Ci sono alcuni termini che sono divenuti molto famigliari ai datori di lavoro negli ultimi mesi: informazione ai lavoratori, riorganizzazione di spazi e turni di lavoro, smart working, mascherine chirurgiche ed FFP2/FFP3, pulizia e sanificazione…
L’emergenza sanitaria connessa alla diffusione del COVID-19 e la necessità di riprendere le attività di lavoro ha richiesto di mettere in discussione abitudini consolidate. Anche il medico competente, a volte lasciato ai margini, è tornato a essere centrale: i protocolli sicurezza hanno sottolineato l’importanza della sorveglianza sanitaria quale misura di prevenzione per intercettare possibili casi di contagio e momento in cui il medico del lavoro, in virtù della competenza specifica può contribuire alla formazione e all’informazione dei lavoratori in relazione al “rischio COVID”.
Il ruolo del medico competente in relazione all’attuazione dei protocolli sicurezza per il contenimento dei contagi da COVID-19 è importante però anche per altri due elementi: il medico competente deve sottoporre a visita il personale che rientra al lavoro dopo aver contratto l’infezione da COVID-19 (previa negativizzazione del tampone) e deve provvedere a identificare e segnalare al datore di lavoro situazioni di particolare fragilità, anche in relazione all’età, del personale, perché possa provvedere alla loro tutela . Ma in pratica che cosa significa?
Chi sono i soggetti fragili e suscettibili al COVID-19?
L’individuazione dei soggetti cosiddetti fragili o suscettibili al COVID-19 è di competenza esclusiva del medico competente, unico soggetto in possesso delle informazioni anagrafiche e anamnestiche per valutare se un dato lavoratore sia da considerarsi o meno fragile in relazione al rischio di infezione da COVID-19. A titolo esemplificativo sono considerati fragili i soggetti di età superiore ai 55 anni e/o immunodepressi, ipertesi, diabetici.
Come gestire questi lavoratori?
Una volta che il medico ha provveduto alla loro individuazione, si rende necessario un confronto con il datore di lavoro e l’RSPP al fine di valutare la compatibilità della fragilità con le condizioni di lavoro e la necessità di mettere in atto misure di prevenzione e protezione aggiuntive. Queste ultime sono volte in primo luogo a favorire un maggiore distanziamento dagli altri lavoratori e una maggiore protezione in caso di attività da svolgere a distanza inferiore al metro, come l’utilizzo di una visiera protettiva paraschizzi o l’utilizzo congiunto di occhiali protettivi e mascherina FFP2 o FFP3 (escludendo l’uso di quelle chirurgiche), oltre all’obbligo di indossare guanti monouso.

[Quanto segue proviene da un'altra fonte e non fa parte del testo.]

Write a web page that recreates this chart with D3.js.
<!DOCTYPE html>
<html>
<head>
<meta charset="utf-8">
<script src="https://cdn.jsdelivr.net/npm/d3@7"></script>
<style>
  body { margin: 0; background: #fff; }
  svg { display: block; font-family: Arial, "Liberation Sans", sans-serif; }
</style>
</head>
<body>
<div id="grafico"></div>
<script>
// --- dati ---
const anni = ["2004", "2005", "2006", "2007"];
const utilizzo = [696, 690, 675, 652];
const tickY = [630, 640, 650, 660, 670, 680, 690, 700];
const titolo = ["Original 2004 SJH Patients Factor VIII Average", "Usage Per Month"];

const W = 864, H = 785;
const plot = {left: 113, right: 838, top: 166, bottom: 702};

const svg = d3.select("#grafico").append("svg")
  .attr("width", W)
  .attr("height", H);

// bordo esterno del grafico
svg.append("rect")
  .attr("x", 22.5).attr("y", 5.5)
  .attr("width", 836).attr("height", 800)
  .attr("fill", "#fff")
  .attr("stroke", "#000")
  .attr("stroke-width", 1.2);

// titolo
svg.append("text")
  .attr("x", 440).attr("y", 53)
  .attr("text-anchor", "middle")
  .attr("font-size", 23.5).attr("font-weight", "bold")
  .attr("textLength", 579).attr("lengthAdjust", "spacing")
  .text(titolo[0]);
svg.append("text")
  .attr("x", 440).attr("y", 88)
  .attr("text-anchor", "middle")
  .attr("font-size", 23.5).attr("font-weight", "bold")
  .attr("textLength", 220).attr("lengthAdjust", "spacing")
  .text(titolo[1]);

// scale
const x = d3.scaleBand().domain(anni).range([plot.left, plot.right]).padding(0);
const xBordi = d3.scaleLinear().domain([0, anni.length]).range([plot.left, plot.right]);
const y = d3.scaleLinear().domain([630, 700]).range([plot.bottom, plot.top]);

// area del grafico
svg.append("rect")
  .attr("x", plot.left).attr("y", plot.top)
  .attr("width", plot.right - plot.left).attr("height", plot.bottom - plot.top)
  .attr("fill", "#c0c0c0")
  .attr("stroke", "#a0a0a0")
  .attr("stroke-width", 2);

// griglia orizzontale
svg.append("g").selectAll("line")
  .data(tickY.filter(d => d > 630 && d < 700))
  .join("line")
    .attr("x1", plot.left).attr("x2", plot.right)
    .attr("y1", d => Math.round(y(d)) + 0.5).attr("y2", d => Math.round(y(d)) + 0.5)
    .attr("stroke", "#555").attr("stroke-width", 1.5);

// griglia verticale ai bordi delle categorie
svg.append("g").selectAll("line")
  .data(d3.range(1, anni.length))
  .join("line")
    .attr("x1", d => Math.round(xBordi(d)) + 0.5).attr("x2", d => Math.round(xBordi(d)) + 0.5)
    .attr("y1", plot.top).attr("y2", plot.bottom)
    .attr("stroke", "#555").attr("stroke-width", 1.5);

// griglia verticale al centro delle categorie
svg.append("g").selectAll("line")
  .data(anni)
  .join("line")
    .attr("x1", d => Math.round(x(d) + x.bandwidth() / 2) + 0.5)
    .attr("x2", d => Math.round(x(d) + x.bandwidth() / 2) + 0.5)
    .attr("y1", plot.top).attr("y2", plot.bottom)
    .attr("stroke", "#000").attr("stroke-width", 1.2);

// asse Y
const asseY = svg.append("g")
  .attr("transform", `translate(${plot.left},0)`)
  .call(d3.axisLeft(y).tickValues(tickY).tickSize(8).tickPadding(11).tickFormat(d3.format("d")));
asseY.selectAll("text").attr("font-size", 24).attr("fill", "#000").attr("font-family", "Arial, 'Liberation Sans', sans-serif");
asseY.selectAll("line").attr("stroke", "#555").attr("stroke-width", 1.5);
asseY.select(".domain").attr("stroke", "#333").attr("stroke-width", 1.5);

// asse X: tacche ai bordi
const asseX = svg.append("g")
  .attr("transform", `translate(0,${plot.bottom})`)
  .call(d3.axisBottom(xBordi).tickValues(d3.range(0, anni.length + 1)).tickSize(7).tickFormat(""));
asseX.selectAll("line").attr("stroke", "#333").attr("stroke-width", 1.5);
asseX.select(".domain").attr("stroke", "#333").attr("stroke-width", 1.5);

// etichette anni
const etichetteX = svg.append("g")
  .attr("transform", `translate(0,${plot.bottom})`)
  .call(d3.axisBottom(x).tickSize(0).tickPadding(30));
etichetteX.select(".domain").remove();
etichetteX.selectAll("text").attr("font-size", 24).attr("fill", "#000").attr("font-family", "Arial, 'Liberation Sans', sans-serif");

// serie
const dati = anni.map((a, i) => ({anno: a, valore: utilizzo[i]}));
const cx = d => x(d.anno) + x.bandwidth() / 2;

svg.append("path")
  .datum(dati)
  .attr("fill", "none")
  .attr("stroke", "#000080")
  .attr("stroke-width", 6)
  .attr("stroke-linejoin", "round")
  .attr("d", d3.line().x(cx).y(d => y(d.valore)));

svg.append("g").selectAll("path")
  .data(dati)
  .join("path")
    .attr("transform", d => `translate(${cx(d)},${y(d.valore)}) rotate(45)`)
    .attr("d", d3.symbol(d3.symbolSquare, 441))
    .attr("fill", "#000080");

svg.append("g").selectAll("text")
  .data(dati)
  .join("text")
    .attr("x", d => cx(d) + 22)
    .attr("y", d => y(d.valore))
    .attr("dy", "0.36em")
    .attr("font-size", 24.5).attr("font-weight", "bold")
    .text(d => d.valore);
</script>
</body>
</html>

La valutazione delle misure specifiche deve essere oggetto di confronto tra il datore di lavoro e il medico competente, eventualmente consultando l’RSPP. Le misure individuate devono essere poi oggetto di specifica informativa al lavoratore interessato, al quale è opportuno richiedere l’impegno espresso al rispetto di quanto comunicato.

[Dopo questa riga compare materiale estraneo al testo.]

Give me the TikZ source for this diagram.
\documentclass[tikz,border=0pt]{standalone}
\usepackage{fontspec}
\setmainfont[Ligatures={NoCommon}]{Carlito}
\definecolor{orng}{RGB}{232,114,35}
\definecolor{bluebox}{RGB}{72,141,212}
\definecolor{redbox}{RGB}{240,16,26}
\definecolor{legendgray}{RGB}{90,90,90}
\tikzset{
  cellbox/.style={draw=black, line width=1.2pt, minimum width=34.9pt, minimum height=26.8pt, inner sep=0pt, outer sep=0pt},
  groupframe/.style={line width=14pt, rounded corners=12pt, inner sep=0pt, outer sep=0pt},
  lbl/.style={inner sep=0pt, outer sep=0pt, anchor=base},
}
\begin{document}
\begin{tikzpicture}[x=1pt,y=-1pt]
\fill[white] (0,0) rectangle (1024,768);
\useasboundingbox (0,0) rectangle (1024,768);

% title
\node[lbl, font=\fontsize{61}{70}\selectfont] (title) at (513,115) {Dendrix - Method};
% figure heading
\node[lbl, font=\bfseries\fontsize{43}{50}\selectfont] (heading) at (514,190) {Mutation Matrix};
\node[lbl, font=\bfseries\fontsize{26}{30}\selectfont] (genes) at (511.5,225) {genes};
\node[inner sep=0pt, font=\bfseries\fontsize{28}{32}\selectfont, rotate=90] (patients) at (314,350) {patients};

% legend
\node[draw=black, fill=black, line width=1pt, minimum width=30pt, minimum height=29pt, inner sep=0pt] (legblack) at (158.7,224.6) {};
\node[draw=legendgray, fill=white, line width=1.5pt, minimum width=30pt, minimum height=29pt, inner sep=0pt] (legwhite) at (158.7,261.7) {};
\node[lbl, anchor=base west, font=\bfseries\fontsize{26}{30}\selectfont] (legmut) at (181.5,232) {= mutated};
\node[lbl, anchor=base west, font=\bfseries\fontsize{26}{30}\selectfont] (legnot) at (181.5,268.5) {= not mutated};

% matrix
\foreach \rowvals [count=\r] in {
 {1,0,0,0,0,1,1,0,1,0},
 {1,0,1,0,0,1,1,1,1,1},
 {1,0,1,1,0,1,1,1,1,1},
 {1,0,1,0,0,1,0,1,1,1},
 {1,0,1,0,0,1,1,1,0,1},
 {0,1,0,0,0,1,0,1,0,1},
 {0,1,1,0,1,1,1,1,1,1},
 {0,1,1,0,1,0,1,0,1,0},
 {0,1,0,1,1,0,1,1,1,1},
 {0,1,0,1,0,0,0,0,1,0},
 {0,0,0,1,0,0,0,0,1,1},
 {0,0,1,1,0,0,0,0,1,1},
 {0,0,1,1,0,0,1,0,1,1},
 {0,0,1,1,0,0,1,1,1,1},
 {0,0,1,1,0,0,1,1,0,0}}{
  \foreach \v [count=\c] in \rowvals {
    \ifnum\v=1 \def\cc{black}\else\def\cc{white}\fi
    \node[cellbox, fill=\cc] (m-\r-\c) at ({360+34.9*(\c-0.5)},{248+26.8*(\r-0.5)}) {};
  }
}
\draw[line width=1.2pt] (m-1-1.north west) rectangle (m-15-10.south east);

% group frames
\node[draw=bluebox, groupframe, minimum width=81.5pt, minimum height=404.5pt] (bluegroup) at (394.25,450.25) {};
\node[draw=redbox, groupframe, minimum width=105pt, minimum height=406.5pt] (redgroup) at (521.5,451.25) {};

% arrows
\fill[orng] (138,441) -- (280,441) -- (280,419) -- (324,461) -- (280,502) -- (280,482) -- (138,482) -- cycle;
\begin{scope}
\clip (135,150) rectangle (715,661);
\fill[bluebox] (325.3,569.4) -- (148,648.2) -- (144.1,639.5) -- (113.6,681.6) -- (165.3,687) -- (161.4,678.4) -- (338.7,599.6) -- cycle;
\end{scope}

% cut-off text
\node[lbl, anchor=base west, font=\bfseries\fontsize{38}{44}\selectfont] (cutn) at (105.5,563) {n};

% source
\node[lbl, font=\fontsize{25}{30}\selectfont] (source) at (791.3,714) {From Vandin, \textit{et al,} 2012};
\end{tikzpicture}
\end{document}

Tutela della privacy dei lavoratori fragili
I protocolli sicurezza COVID fanno esplicito riferimento alla necessità di garantire la tutela della privacy dei lavoratori cosiddetti fragili. Questo significa che il datore di lavoro non deve essere messo a conoscenza delle ragioni per cui un dato lavoratore sia da considerarsi fragile, ma ciò non toglie il diritto del lavoratore di ricevere dal medico competente tutti i chiarimenti in merito alla sua condizione che ritenesse opportuni.